Личность в экзистенциализме Шестова бессильна перед самой данностью ужаса, перед лицом мира, его стихий, царством случая, трагедией, смертью, злом. Ма­ксимум «активности» для нее — не бежать от всего этого, а мужественно встретить все, что посылает судьба. Оди­ночество, покинутость, оставленность, приниженность, вина и многие другие сугубо экзистенциалистские кате­гории были открыты Шестовым и приписаны обыденно­му существованию человека еще до начала XX в., т. е. задолго до возникновения западноевропейского экзистен­циализма.

Работа Шестова «Шекспир и его критик Брандес» характерна тем, что в ней были заложены основные прин­ципы его философской позиции. Вместе с тем книга была довольно рыхлой и эклектичной, что в значительной сте­пени обусловливалось незавершенностью мировоззрения Шестова. Эклектизм сказывался прежде всего в проти­воречивом сосуществовании стремления к отысканию «жизненной позиции» и предпочтения, отдаваемого худо­жественному способу мышления как высшей форме «жиз­ни» (эстетизм). Шестов колебался между отысканием начал, побеждающих смерть в жизни, и отрицанием воз­можности отыскания смысла самой жизни.

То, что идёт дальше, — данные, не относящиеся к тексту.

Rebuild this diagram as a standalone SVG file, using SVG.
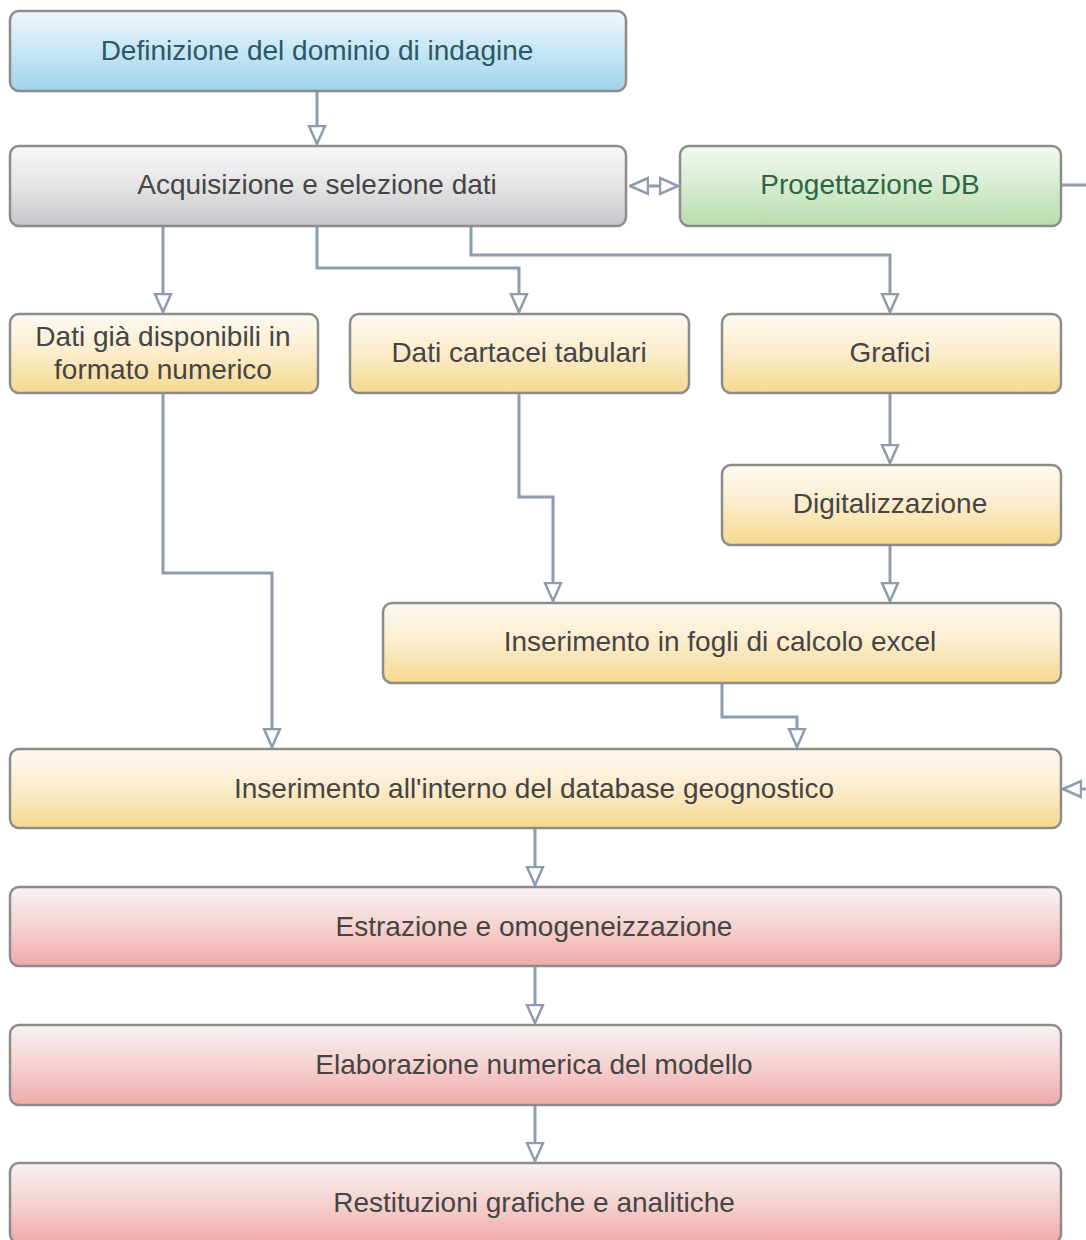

В работах Шестова 900-х годов литературно-философ­ский критицизм приобретает более отточенную форму, принципы иррационализма и нигилизма проводятся бо­лее последовательно, что было обусловлено его максима­лизмом, т. е. усилиями найти смысл жизни, побеждаю­щий смерть, а также углубленностью в проблемы траге­дии. Вывод, к которому он пришел, идя от анализа трагедий Шекспира к «философии трагедии», гласил: «В законах природы, в порядке, в науке, в позитивизме
и идеализме — залог несчастья, в ужасах жизни — залог будущего. Вот основа философии трагедии: к этому при­водят скептицизм и пессимизм...» (там же, 3, 229—230).